The MD and Chief Executive stated this against the concerns over the adequacy of the corporation’s maximum coverage limit of N500,000 per depositor, merchant and, non-interest bank, primary mortgage bank and mobile money operator, as well as N200,000 per depositor per microfinance bank.

Hassan said: “I need to reiterate that, as it is today, these limits are not only adequate, they are also consistent with the extant provisions and recommendations of the International Association of Deposit Insurers (IADI) in its Core Principle for Effective Deposit Insurance System on the determination of coverage limits.

“The IADI Core Principle No. 8 on coverage limits specifically requires that the thresholds should be limited, credible with the capacity to fully cover substantial majority of bank depositors while the rest remain exposed to ensure market discipline. Deposit insurance coverage should also be consistent with the deposit insurance system’s public policy objective.

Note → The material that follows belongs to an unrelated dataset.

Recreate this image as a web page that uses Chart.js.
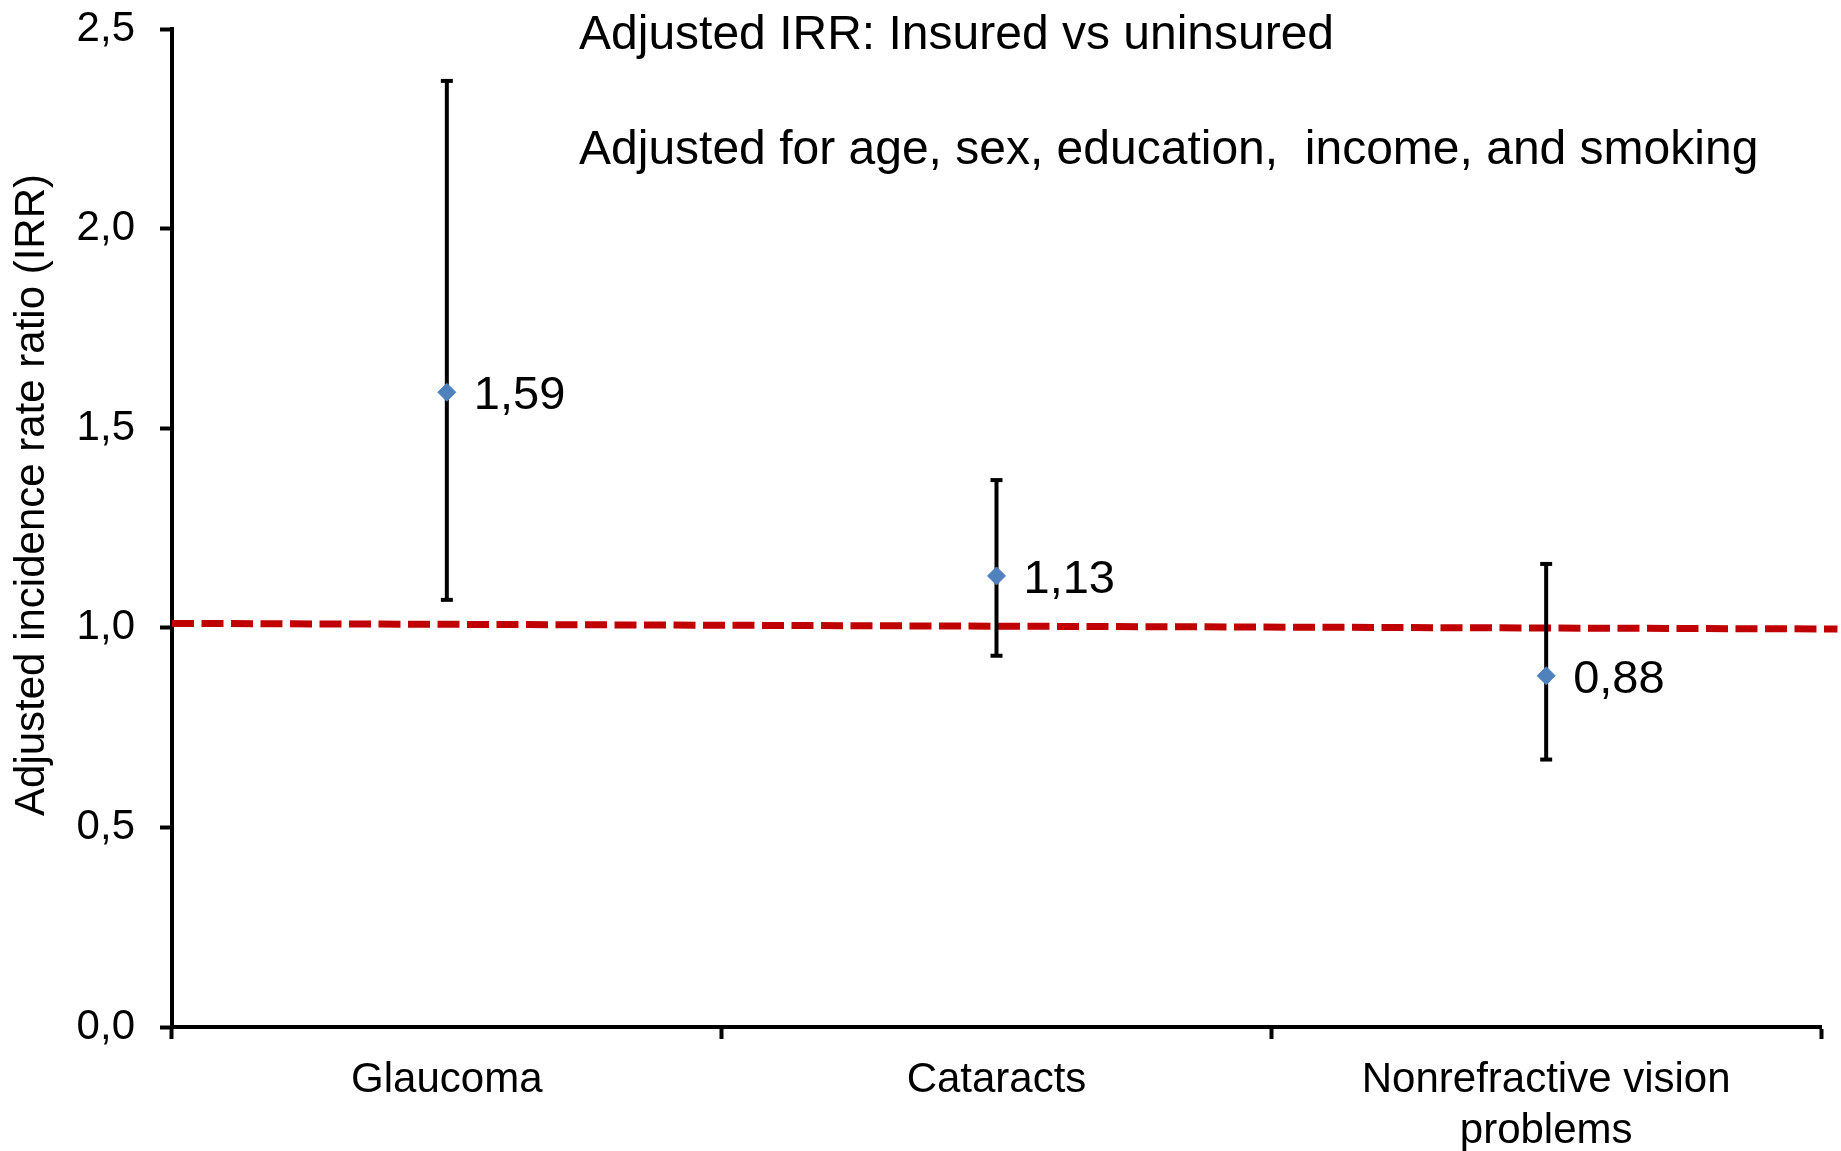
<!DOCTYPE html>
<html>
<head>
<meta charset="utf-8">
<script src="https://cdn.jsdelivr.net/npm/chart.js@4/dist/chart.umd.min.js"></script>
<style>
  html, body { margin: 0; padding: 0; background: #fff; }
  canvas { display: block; }
</style>
</head>
<body>
<canvas id="chart" width="1841" height="1151"></canvas>
<script>
// values
var categories = ['Glaucoma', 'Cataracts', ['Nonrefractive vision', 'problems']];
var irr = [1.59, 1.13, 0.88];
var ciLow = [1.07, 0.93, 0.67];
var ciHigh = [2.37, 1.37, 1.16];
// the red reference line (slightly tilted in the original)
var refLineX = [-0.5, 2.53];
var refLineY = [1.011, 0.997];
var yTitle = 'Adjusted incidence rate ratio (IRR)';
var notes = ['Adjusted IRR: Insured vs uninsured', 'Adjusted for age, sex, education,  income, and smoking'];

var FONT = '"Liberation Sans", Arial, sans-serif';

function fmt(v, d) {
    return v.toFixed(d).replace('.', ',');
}

var datasets = [];

// the IRR points
datasets.push({
    data: irr.map(function (v, i) { return { x: i, y: v }; }),
    xAxisID: 'xl',
    showLine: false,
    pointStyle: 'rectRot',
    pointRadius: 9,
    pointBackgroundColor: '#4F81BD',
    pointBorderColor: '#4F81BD',
    pointBorderWidth: 1,
    order: 0
});

// error bars, one small line dataset per category
irr.forEach(function (v, i) {
    datasets.push({
        data: [{ x: i, y: ciLow[i] }, { x: i, y: ciHigh[i] }],
        xAxisID: 'xl',
        borderColor: '#000',
        borderWidth: 4,
        pointStyle: 'line',
        pointRadius: 6,
        pointBorderColor: '#000',
        pointBorderWidth: 4,
        order: 1
    });
});

// dashed red line at ~1
datasets.push({
    data: refLineX.map(function (x, i) { return { x: x, y: refLineY[i] }; }),
    xAxisID: 'xl',
    borderColor: '#C00000',
    borderWidth: 7,
    borderDash: [22, 7.5],
    pointRadius: 0,
    clip: false,
    order: 2
});

var textPlugin = {
    id: 'texts',
    afterDatasetsDraw: function (chart) {
        var ctx = chart.ctx;
        var meta = chart.getDatasetMeta(0);
        ctx.save();
        ctx.fillStyle = '#000';
        ctx.textAlign = 'left';
        ctx.textBaseline = 'middle';
        ctx.font = '47px ' + FONT;
        meta.data.forEach(function (pt, i) {
            ctx.fillText(fmt(irr[i], 2), pt.x + 27, pt.y + 4);
        });
        ctx.font = '48px ' + FONT;
        ctx.fillText(notes[0], 579, 36);
        ctx.fillText(notes[1], 579, 151);
        ctx.translate(32, 495);
        ctx.rotate(-Math.PI / 2);
        ctx.textAlign = 'center';
        ctx.font = '42px ' + FONT;
        ctx.fillText(yTitle, 0, 0);
        ctx.restore();
    }
};

new Chart(document.getElementById('chart').getContext('2d'), {
    type: 'line',
    data: {
        labels: categories,
        datasets: datasets
    },
    options: {
        responsive: false,
        animation: false,
        devicePixelRatio: 1,
        layout: { padding: { top: 29, right: 20, left: 0, bottom: 0 } },
        plugins: {
            legend: { display: false },
            tooltip: { enabled: false }
        },
        scales: {
            x: {
                type: 'category',
                offset: true,
                grid: {
                    offset: true,
                    drawOnChartArea: false,
                    tickLength: 12,
                    tickWidth: 4,
                    tickColor: '#000'
                },
                border: { color: '#000', width: 4 },
                ticks: {
                    color: '#000',
                    padding: 16,
                    maxRotation: 0,
                    autoSkip: false,
                    font: { family: FONT, size: 42, lineHeight: 1.22 }
                },
                afterFit: function (scale) {
                    scale.height = 124;
                    scale.paddingLeft = 0;
                    scale.paddingRight = 0;
                }
            },
            xl: {
                type: 'linear',
                position: 'bottom',
                display: false,
                min: -0.5,
                max: 2.5
            },
            y: {
                min: 0,
                max: 2.5,
                grid: {
                    drawOnChartArea: false,
                    tickLength: 12,
                    tickWidth: 4,
                    tickColor: '#000'
                },
                border: { color: '#000', width: 4 },
                ticks: {
                    stepSize: 0.5,
                    color: '#000',
                    padding: 25,
                    font: { family: FONT, size: 42 },
                    callback: function (v) { return fmt(v, 1); }
                },
                afterFit: function (scale) {
                    scale.width = 172;
                    scale.paddingTop = 0;
                    scale.paddingBottom = 0;
                }
            }
        }
    },
    plugins: [textPlugin]
});
</script>
</body>
</html>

“In addition, the coverage limits are not designed to be static but subject periodic reviews to ensure that they are consistent with the public policy objectives of the Deposit Insurance System. The Corporation successfully reviewed upward the coverage limits from N50,000 at inception in 1989 to N200,000 in 2006 and N500,000 in 2010.

“In the same vein, the Corporation invites you to note that in 2016, 2017, 2018 and 2019, the total number of accounts in the deposit money banks stood at 83.0 million; 99.1million; 112.0 million and 128.4 million respectively. Out of these numbers, the N500,000 coverage limit fully covered 99.4%; 97.6%; 97.5% and 97.6% of accounts, respectively. What these figures entail is that only less than 3% of accounts/depositors are not fully covered by the prevailing coverage limits.

“The implication of this is that in the event of failure of a bank, above 97% of depositors would be fully covered by the Corporation.

“From the foregoing statistics, it could be observed that the Corporation’s deposit insurance coverage limits are not only adequate but robust enough to engender confidence in our banking system.”